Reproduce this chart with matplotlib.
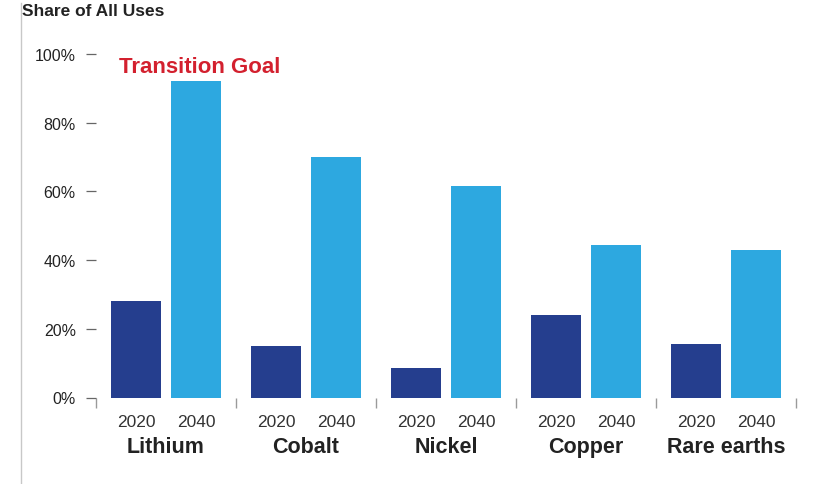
import matplotlib
matplotlib.use("Agg")
import matplotlib.pyplot as plt
from matplotlib.lines import Line2D
import numpy as np

plt.rcParams['font.family'] = ['Liberation Sans', 'DejaVu Sans']

minerals = ["Lithium", "Cobalt", "Nickel", "Copper", "Rare earths"]
years = ["2020", "2040"]
share_2020 = [28, 15, 8.5, 24, 15.5]
share_2040 = [92, 70, 61.5, 44.5, 43]
y_ticks = [0, 20, 40, 60, 80, 100]

dark_blue = "#253e8e"
light_blue = "#2da8e0"

fig = plt.figure(figsize=(8.3, 4.85), dpi=100)
ax = fig.add_axes([96 / 830, 1 - 398.5 / 485, 700 / 830, 343.5 / 485])

x = np.arange(len(minerals))
off = 30 / 140
w = 50 / 140
ax.bar(x - off, share_2020, width=w, color=dark_blue)
ax.bar(x + off, share_2040, width=w, color=light_blue)

ax.set_xlim(-0.5, len(minerals) - 0.5)
ax.set_ylim(0, 100)
for s in ax.spines.values():
    s.set_visible(False)

# y axis: short dashes to the right of the labels
ax.set_yticks(y_ticks)
ax.set_yticklabels([f"{v}%" for v in y_ticks])
ax.tick_params(axis="y", length=7.5, width=0.9, color="#666666", pad=7,
               labelsize=11.5, labelcolor="#222222")

# x axis: group separators as small downward ticks
ax.set_xticks(np.arange(-0.5, len(minerals), 1.0))
ax.set_xticklabels([])
ax.tick_params(axis="x", length=7, width=1.0, color="#9a9a9a", direction="out")
ax.get_xticklines()[0].set_color("#555555")

for i, name in enumerate(minerals):
    for dx, yr in zip((-off, off), years):
        ax.annotate(yr, xy=(i + dx, 0), xycoords=("data", "axes fraction"),
                    xytext=(0, -17), textcoords="offset points",
                    ha="center", va="center", fontsize=12.5, color="#333333")
    ax.annotate(name, xy=(i, 0), xycoords=("data", "axes fraction"),
                xytext=(0, -35), textcoords="offset points",
                ha="center", va="center", fontsize=15.5, fontweight="bold",
                color="#222222")

ax.text(-0.336, 96.5, "Transition Goal", color="#d3202e", fontsize=16,
        fontweight="bold", ha="left", va="center")

fig.text(22 / 830, 1 - 12 / 485, "Share of All Uses", fontsize=12.5,
         fontweight="bold", color="#222222", ha="left", va="center")

# thin rule down the left edge
fig.add_artist(Line2D([21 / 830, 21 / 830], [0, 1 - 4 / 485],
                      transform=fig.transFigure, color="#c8c8c8", lw=1.0))

fig.savefig("out.png", dpi=100, facecolor="white")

········

Required work
Omit the pictures, then repeat exactly each line from the beginning of the listing through the line with "plt.rcParams['font.family'] = ['Liberation".

Solution for this task
Reproduce this chart with matplotlib.
import matplotlib
matplotlib.use("Agg")
import matplotlib.pyplot as plt
from matplotlib.lines import Line2D
import numpy as np

plt.rcParams['font.family'] = ['Liberation Sans', 'DejaVu Sans']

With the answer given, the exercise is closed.